Unfortunately, it was too cold and windy to stay up top on the large boat for more than 20 minutes at a time. So I had to go back to my, warm (apparently, they do heat tour boats) seat, on the inside of a long booth, next to a windowless wall. Every time I did this, I had to have 4 people get out to let me in. I was sitting with 9 non-English speaking, Chinese tourists. Awkward. They served us a... meal. I was not impressed. But I liked the wrapper enough to take a photo.

Typically people take a photo while holding up the 20 yuan (Chinese mula) bill, on this cruise. 



I wanted to do that, too. The part that looks the most like the picture on the bill, was when we were seated to eat. They announced, even in English, that if you want to take a picture with the bill to go up now. But I would have had to ask 4 people who were eating to get up so I could go out, so I decided to skip it. 




This photo I took after the cruise, is more similar. 

The cruise was also the way to get to my next hostel location.

Yangshuo.
Yangshuo is breathtaking with those mountains!


For the Birds.
The next bit is taken almost entirely from my Facebook post on the matter.

After getting settled in the hostel, I wandered around the smaller, picturesque town.

I was strolling on the bank of the river when this dejected, but also kind, looking guy hopef
ully looks at me. He was a curious sight. He sat on a chair, next to a stick with birds perched on the ends and a sign that said 3 Yuan.

Hmm... "3 Yuan?", I ask a Chinese man standing nearby, wondering what trick this guy and these birds could do. 


He looks at the same sign, and nods his agreement, "3 Yuan.". 

I reach for my wallet and pay the guy the money. (3 Yuan is equal to 43 American cents). Now the 15 or so people nearby take a step or two closer. Maybe they knew what I'd paid for, but I had no idea. I take a few steps back to see what cool trick I had just paid for. I was then beckoned closer. I had paid to get my picture taken with some birds. Anti-climatic, but okay. I asked the nodding guy to take my picture, he accepted and then wanted a picture, too- with him and me in it.

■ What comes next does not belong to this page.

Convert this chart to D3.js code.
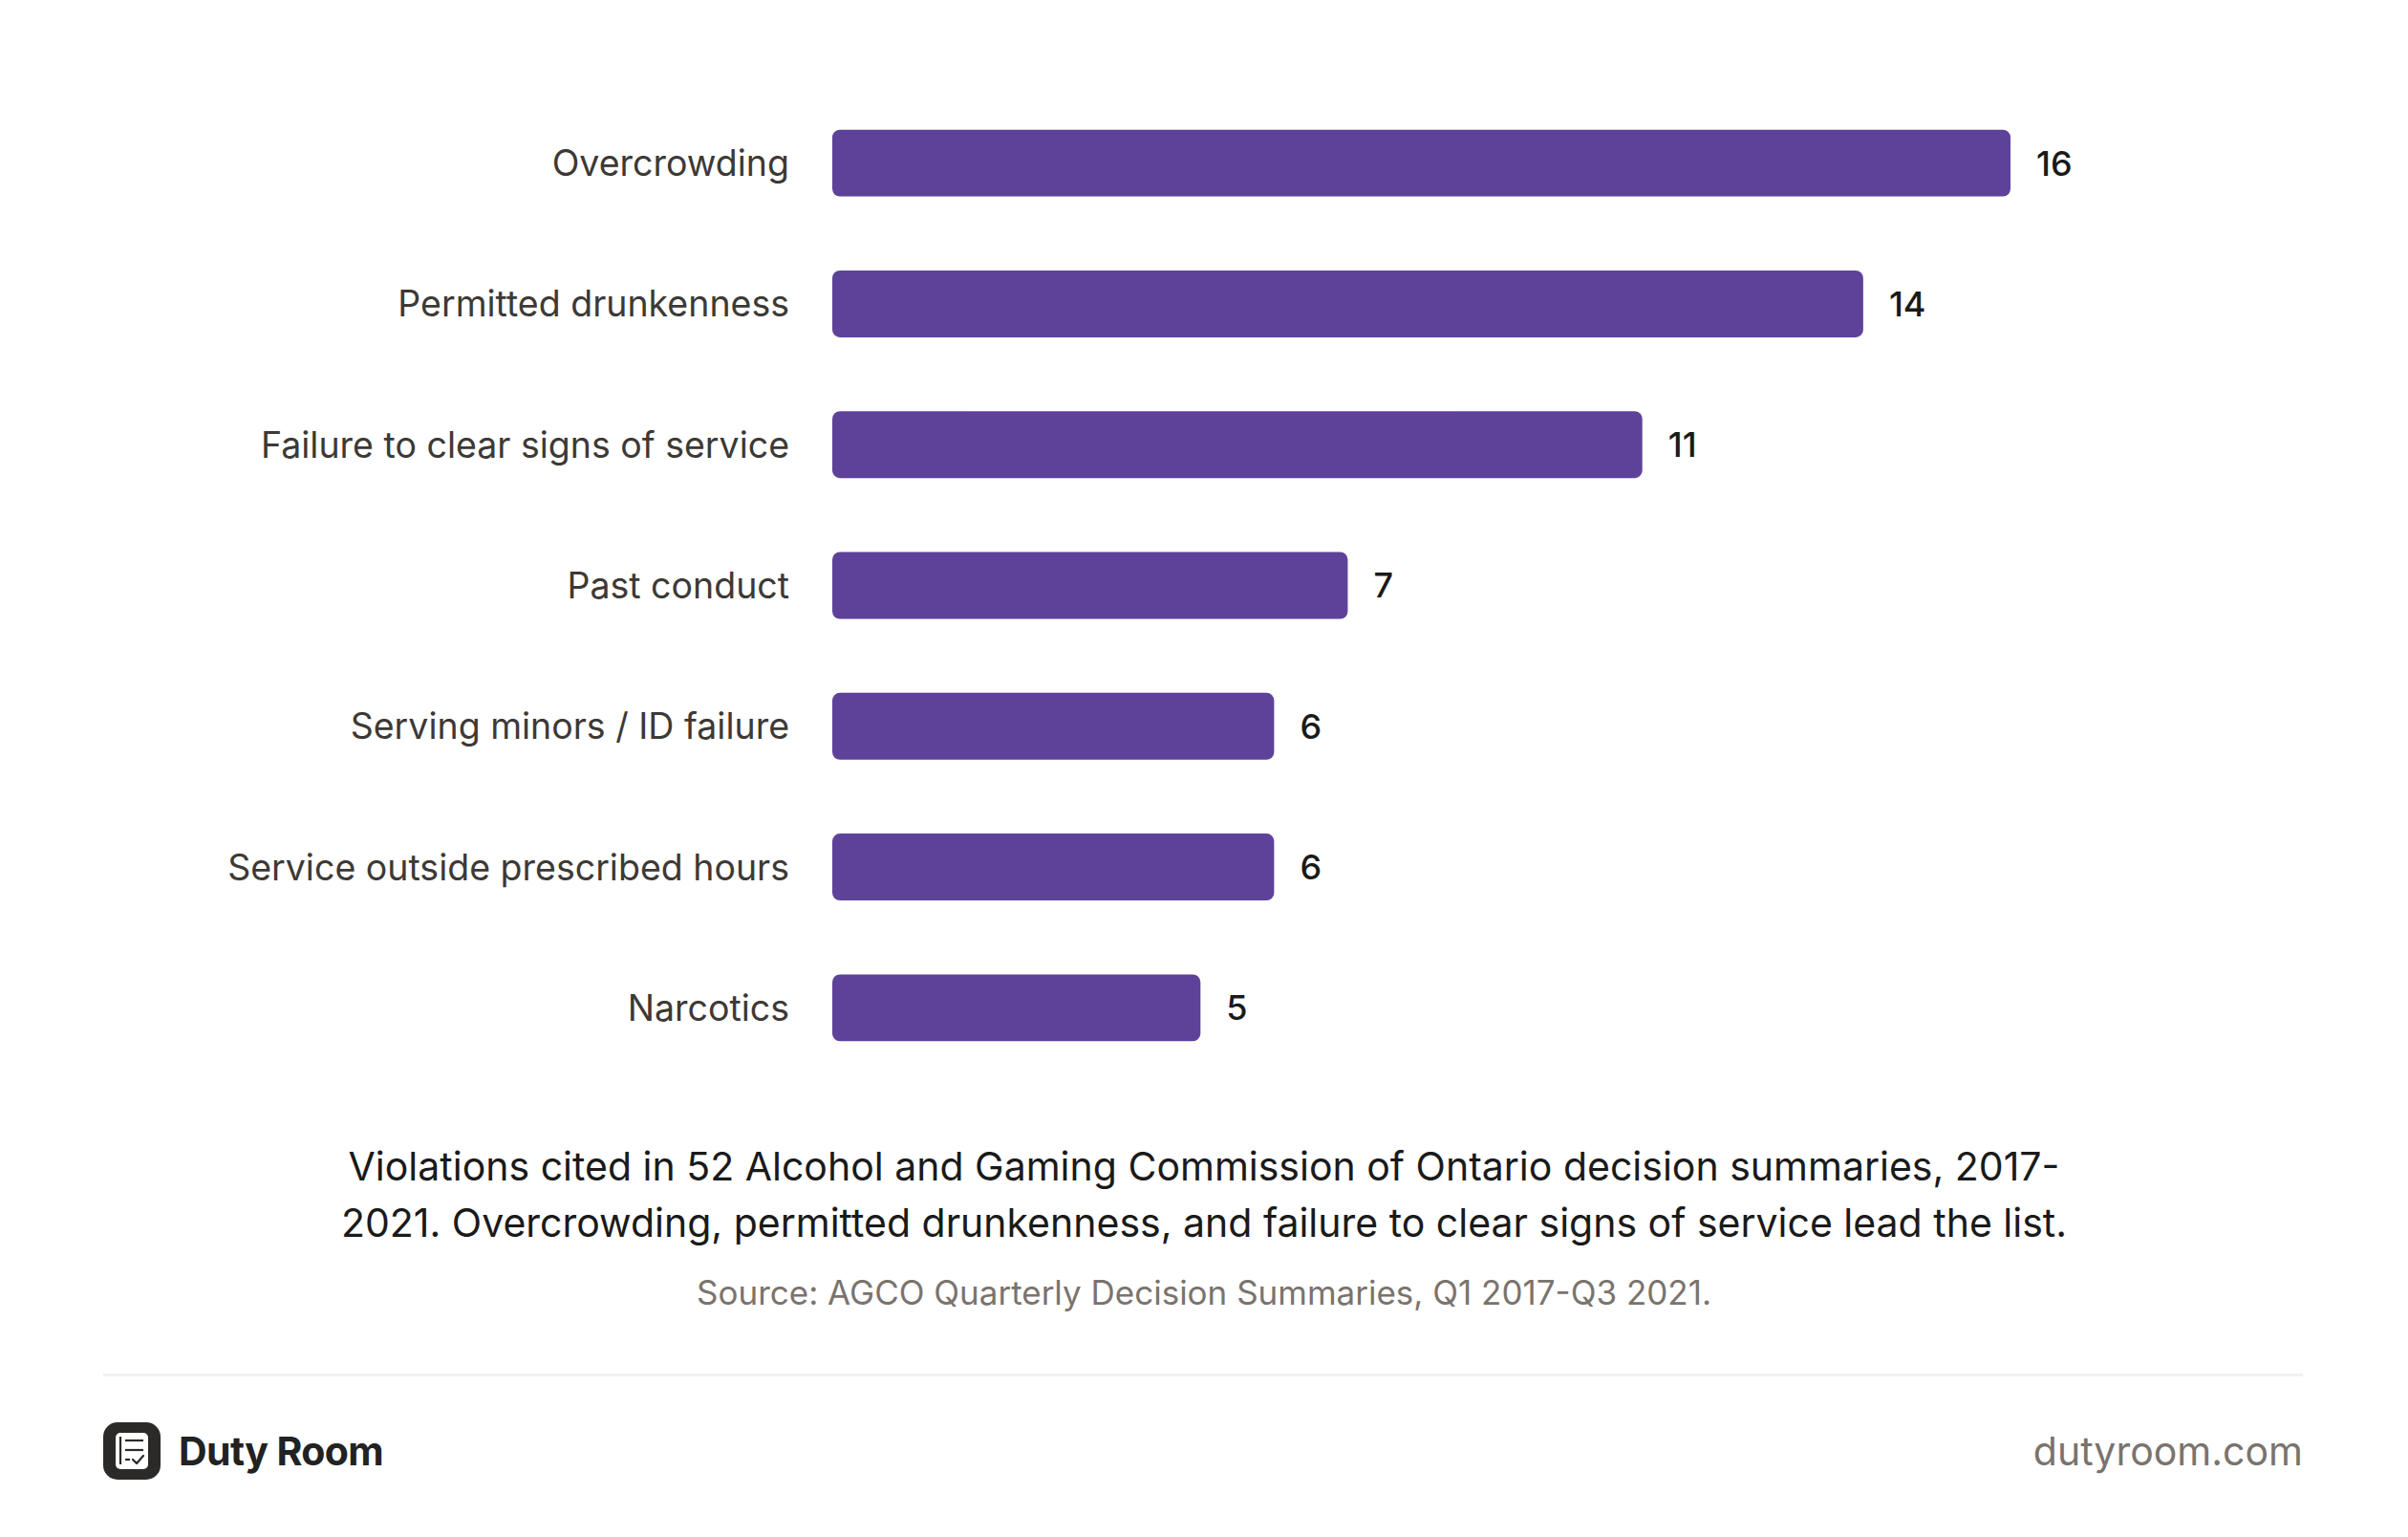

And then... this whole thing then explodes into utter chaos. The group size somehow doubled and everyone wanted just one more picture with the foreigner.
"Foreigner one more",
"one more",

"Thank you, foreigner, thank you."

This was definitely a highlight of my trip. There was lots of smiles and laughter.


Here is the kind guy whose eyes and birds got my attention.

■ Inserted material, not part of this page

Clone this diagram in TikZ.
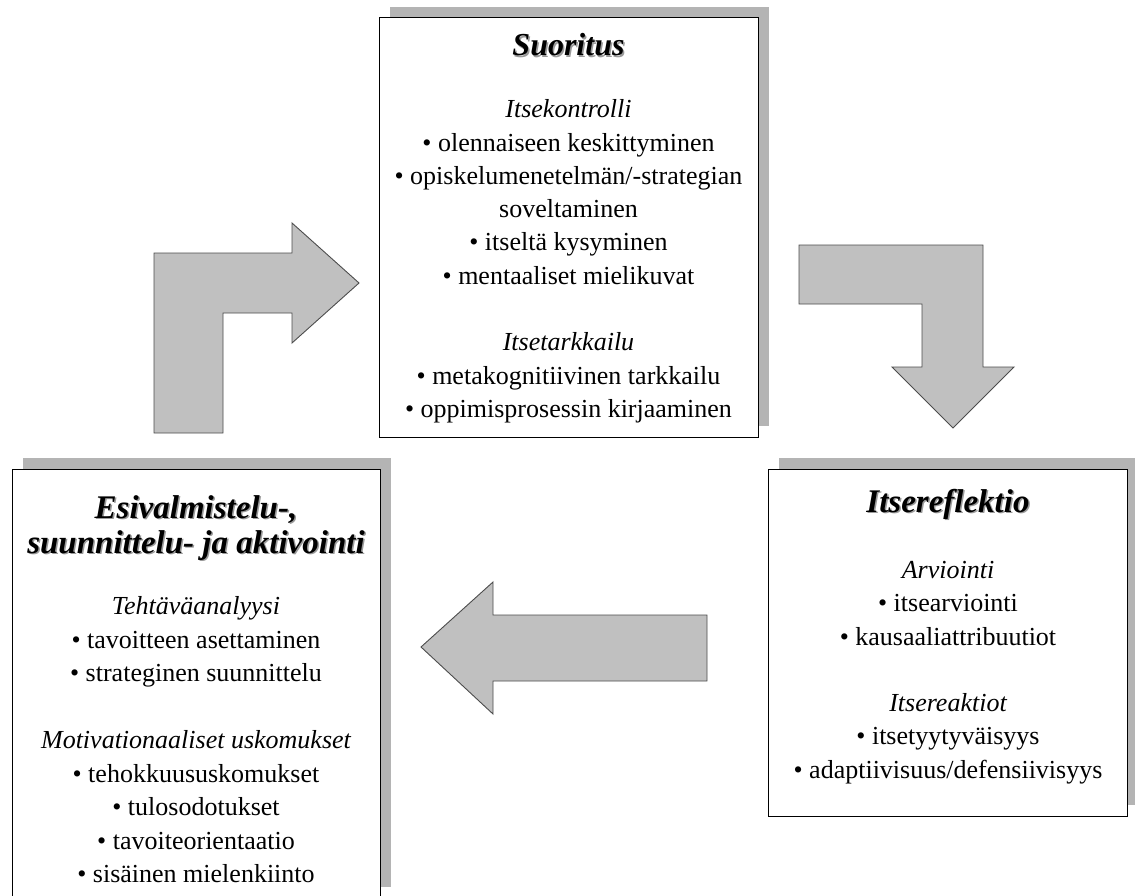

The guy who confirmed my price question and started the photo frenzy.



Unfortunately, in the excitement I forgot to turn so the karst landscape, that frames the Li river, could also frame my photo.


And I don't think anyone else paid the bird guy for their photo!

Important Local Tradition

I didn't even know it at the time, but those cormorant birds are part of an important local tradition. 

"Cormorant fishing is a traditional fishing method in which fishermen use trained cormorants to fish in rivers. To control the birds, the fishermen tie a snare near the base of the bird's throat. This prevents the birds from swallowing larger fish, which are held in their throat, but the birds can swallow smaller fish. When a cormorant has caught a fish in its throat, the fisherman brings the bird back to the boat and has the bird spit the fish up. Though cormorant fishing once was a successful industry, its primary use today is to serve the tourism industry." - From Wikipedia


Countryside Biking?

A popular thing to do in Yangshuo is bike in the countryside. I never left a paved road and I had to maneuver through a lot of traffic at first, but I guess you could call that countryside. It was stunning.





Impressive "Impressions" Show
I didn't see the opening and closing ceremonies of the Beijing Olympics, but I guess it was impressive, because the same producer, produced this show. The outdoor show, showcases local culture using dance, songs and drama. The actors are mainly locals and the show was completely done on the Li river, in front of the karst mountains. 



Guilin lived up to and exceeded my expectation. 

There are so many beautiful places in this world. I hope they never stop surprising me.